Why is Three the Magic Number for Incentive Plan Metrics?

Why is Three the Magic Number for Incentive Plan Metrics?

The Rule of Threes states that there should be no more than three metrics involved with any incentive plan. But what makes the number three so powerful when it comes to incentive plan design? Let’s explore a few reasons.

For one, having three metrics leaves enough room for differentiation, and enough weight for the metric to have a measurable impact. Think of it this way: If a third of your employees’ total bonus amount depends on them hitting a specific goal, the odds of them focusing on this objective – along with the other two – are likely to be fairly high.

Conversely, with five or more metrics, at least one will be so low in terms of payout that it is essentially designed to be ignored. And if the employee is left to determine the level of importance for each incentive on their own, they may wind up overlooking what matters most.

Finally, focusing on just one or two metrics could work well in theory. Yet, with such a limited number of priorities, leadership may have difficulty coming to an agreement on the right one or two most important objectives.

How Much of Each Metric?

After thoughtful planning and deliberation have led you to determine the three metrics to feature in your incentive plan, the next question is: How much of each incentive do employees need to achieve? According to behavioral economics principles, incentive pay works best when you give employees three performance levels to strive for:

  • Threshold: The threshold performance level is “good enough.” It’s the bare minimum of performance needed to prevent something bad from happening, such as losing a client or getting fired. In other words, employees must achieve this level of effort, or else the company cannot continue operating as it does. Employees should be quite confident that they can hit this level. It should be achievable with 80-90% probability.
  • Target: Achievable but difficult, the target is the equivalence of doing a good job. Employees should feel pretty sure they could make it, but not positive. There should be a 60-70% chance of achieving the target level.
  • Excellence: The maximum level of performance will exceed expectations, and employees should feel pretty sure they won’t hit it. This level is possible but not always plausible, and there’s a 10-15% probability of reaching it. In most cases, this level will only be reached if everything goes right.
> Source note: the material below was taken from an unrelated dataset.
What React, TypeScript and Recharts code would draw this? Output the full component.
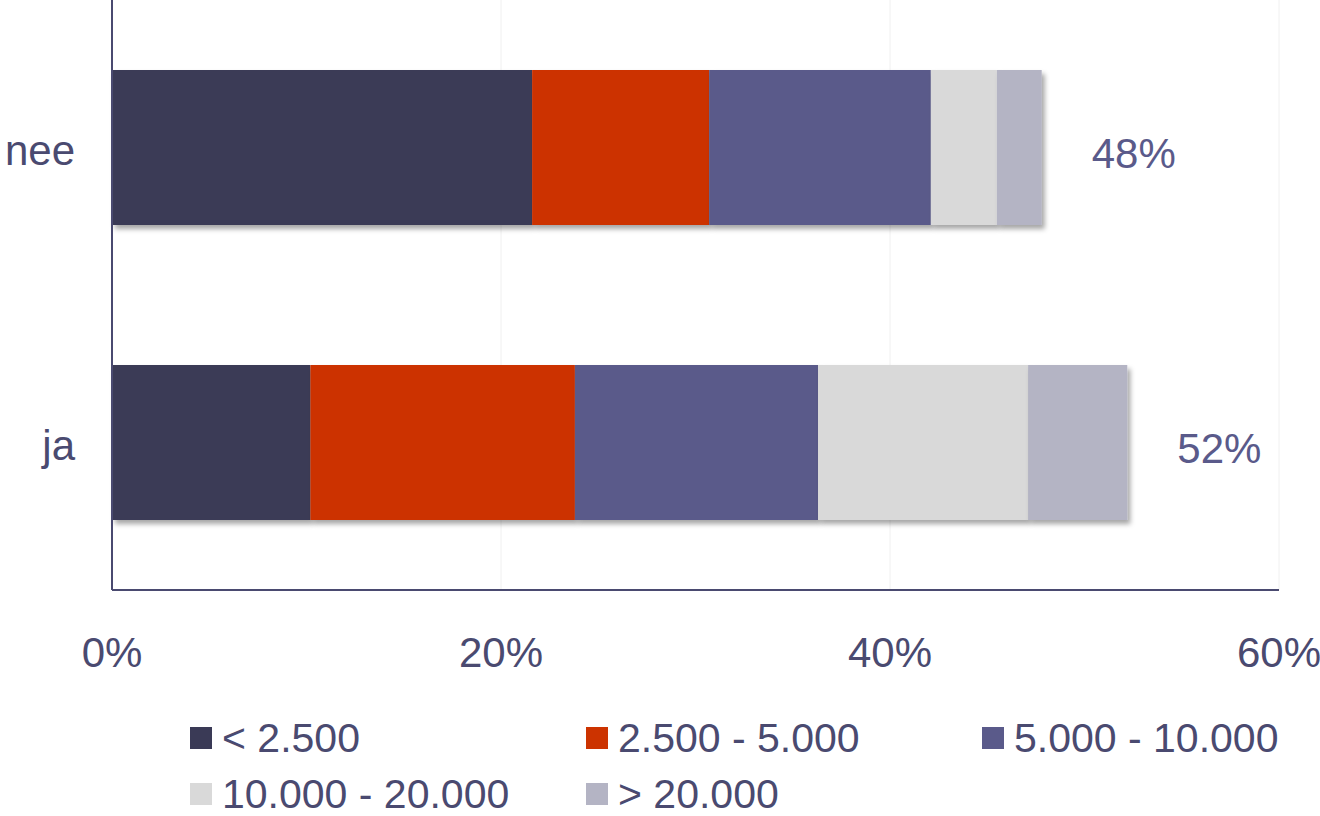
import React from 'react';
import { BarChart, Bar, XAxis, YAxis, CartesianGrid, LabelList } from 'recharts';

const categories = ['nee', 'ja'];
const below2500 = [21.6, 10.2];
const from2500to5000 = [9.1, 13.6];
const from5000to10000 = [11.4, 12.5];
const from10000to20000 = [3.4, 10.8];
const above20000 = [2.3, 5.1];
const totalLabels = ['48%', '52%'];
const xTicks = [0, 20, 40, 60];

const SERIES = [
  { key: 'a', name: '< 2.500', values: below2500, color: '#3a3a56' },
  { key: 'b', name: '2.500 - 5.000', values: from2500to5000, color: '#cc3300' },
  { key: 'c', name: '5.000 - 10.000', values: from5000to10000, color: '#5a5a8a' },
  { key: 'd', name: '10.000 - 20.000', values: from10000to20000, color: '#d9d9d9' },
  { key: 'e', name: '> 20.000', values: above20000, color: '#b4b4c4' },
];

const TEXT = '#4a4a70';
const FONT = '"Liberation Sans", Arial, sans-serif';

const data = categories.map((name, i) => {
  const row: Record<string, string | number> = { name, total: totalLabels[i] };
  SERIES.forEach(s => {
    row[s.key] = s.values[i];
  });
  return row;
});

const App: React.FC = () => {
  return (
    <div style={{ position: 'absolute', left: 0, top: 0, width: 1320, height: 816, fontFamily: FONT, background: '#fff', overflow: 'hidden' }}>
      <BarChart
        width={1320}
        height={816}
        data={data}
        layout="vertical"
        margin={{ top: 0, right: 41, left: 0, bottom: 166 }}
        barCategoryGap={70}
      >
        <defs>
          <filter id="barShadow" x="-10%" y="-10%" width="130%" height="140%">
            <feDropShadow dx="3" dy="4" stdDeviation="2.5" floodColor="#000" floodOpacity="0.35" />
          </filter>
        </defs>
        <CartesianGrid horizontal={false} stroke="#f0f0f0" strokeWidth={1} />
        <XAxis
          type="number"
          domain={[0, 60]}
          ticks={xTicks}
          tickFormatter={v => `${v}%`}
          axisLine={{ stroke: TEXT, strokeWidth: 2 }}
          tickLine={false}
          tickSize={0}
          tickMargin={47}
          height={60}
          tick={{ fill: TEXT, fontSize: 42, fontFamily: FONT }}
        />
        <YAxis
          type="category"
          dataKey="name"
          width={112}
          axisLine={{ stroke: TEXT, strokeWidth: 2 }}
          tickLine={false}
          tickSize={0}
          tickMargin={37}
          tick={{ fill: TEXT, fontSize: 42, fontFamily: FONT, dy: 3 }}
        />
        {SERIES.map((s, idx) => (
          <Bar
            key={s.key}
            dataKey={s.key}
            name={s.name}
            stackId="1"
            fill={s.color}
            filter="url(#barShadow)"
            isAnimationActive={false}
          >
            {idx === SERIES.length - 1 && (
              <LabelList
                dataKey="total"
                position="right"
                offset={50}
                fill="#5a5a8a"
                fontSize={42}
                fontFamily={FONT}
                dy={6}
              />
            )}
          </Bar>
        ))}
      </BarChart>
      {/* legend drawn as html so it can wrap into two rows like the original */}
      <div
        style={{
          position: 'absolute',
          left: 190,
          top: 718,
          display: 'grid',
          gridTemplateColumns: '396px 396px 340px',
          rowGap: 16,
        }}
      >
        {SERIES.map(s => (
          <div key={s.key} style={{ display: 'flex', alignItems: 'center', height: 40, lineHeight: '40px', color: TEXT, fontSize: 41 }}>
            <span style={{ width: 22, height: 22, background: s.color, display: 'inline-block', marginRight: 10 }} />
            <span>{s.name}</span>
          </div>
        ))}
      </div>
    </div>
  );
};

export default App;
Some business leaders might question the threshold level or fault it for being too easy. For some employees, it may translate to underperformance. Yet, it’s still enough to keep the company moving forward, and more importantly, it provides a starting point which can be easily communicated to employees for encouragement to do better. Setting the threshold level too high is a mistake many companies make, but it’s one that can backfire, causing demotivation. When employees have performed well and the company is doing better but they fail to be rewarded because it wasn’t “better enough,” they’ll be unlikely to contribute the same level of effort again.